══ Exercise inputs

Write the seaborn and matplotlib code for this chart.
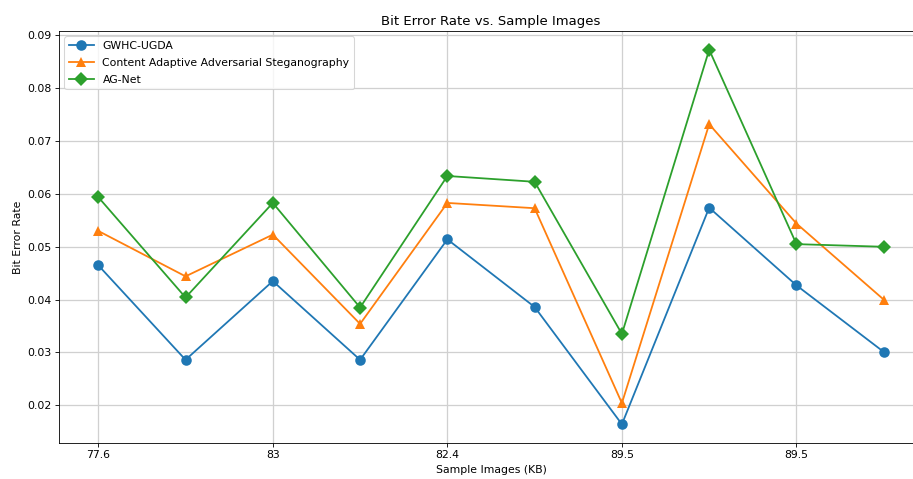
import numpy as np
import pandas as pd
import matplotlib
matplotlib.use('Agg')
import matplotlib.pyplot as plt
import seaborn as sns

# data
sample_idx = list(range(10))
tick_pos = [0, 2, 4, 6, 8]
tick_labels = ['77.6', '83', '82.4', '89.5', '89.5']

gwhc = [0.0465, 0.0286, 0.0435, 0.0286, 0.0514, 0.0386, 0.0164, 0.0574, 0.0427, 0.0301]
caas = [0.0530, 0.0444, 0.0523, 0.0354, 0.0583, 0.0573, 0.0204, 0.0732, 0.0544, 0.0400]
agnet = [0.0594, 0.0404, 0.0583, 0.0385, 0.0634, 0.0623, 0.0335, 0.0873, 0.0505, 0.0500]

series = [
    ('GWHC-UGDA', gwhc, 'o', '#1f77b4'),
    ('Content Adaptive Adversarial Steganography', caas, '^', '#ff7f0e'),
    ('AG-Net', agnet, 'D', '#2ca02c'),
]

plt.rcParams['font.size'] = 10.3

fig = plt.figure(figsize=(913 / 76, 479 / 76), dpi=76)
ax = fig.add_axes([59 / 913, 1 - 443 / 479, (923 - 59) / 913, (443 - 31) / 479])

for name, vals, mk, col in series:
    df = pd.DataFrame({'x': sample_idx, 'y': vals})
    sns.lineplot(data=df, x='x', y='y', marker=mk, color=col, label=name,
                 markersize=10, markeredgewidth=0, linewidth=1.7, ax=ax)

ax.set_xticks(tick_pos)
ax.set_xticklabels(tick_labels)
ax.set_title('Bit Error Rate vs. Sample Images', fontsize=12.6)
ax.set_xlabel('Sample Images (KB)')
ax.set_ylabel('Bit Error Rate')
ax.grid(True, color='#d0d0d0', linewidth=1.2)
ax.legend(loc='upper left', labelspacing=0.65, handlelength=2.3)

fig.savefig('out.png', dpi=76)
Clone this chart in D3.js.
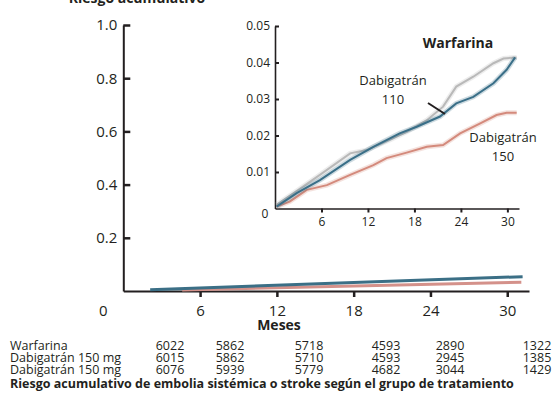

════

Task brief:
Take the lines above from the top of the records through the one with "tick_labels = ['77.6', '83', '82.4', '89.5', '89.5']" and repeat them exactly, without any pictures.

Answer for the task:
Write the seaborn and matplotlib code for this chart.
import numpy as np
import pandas as pd
import matplotlib
matplotlib.use('Agg')
import matplotlib.pyplot as plt
import seaborn as sns

# data
sample_idx = list(range(10))
tick_pos = [0, 2, 4, 6, 8]
tick_labels = ['77.6', '83', '82.4', '89.5', '89.5']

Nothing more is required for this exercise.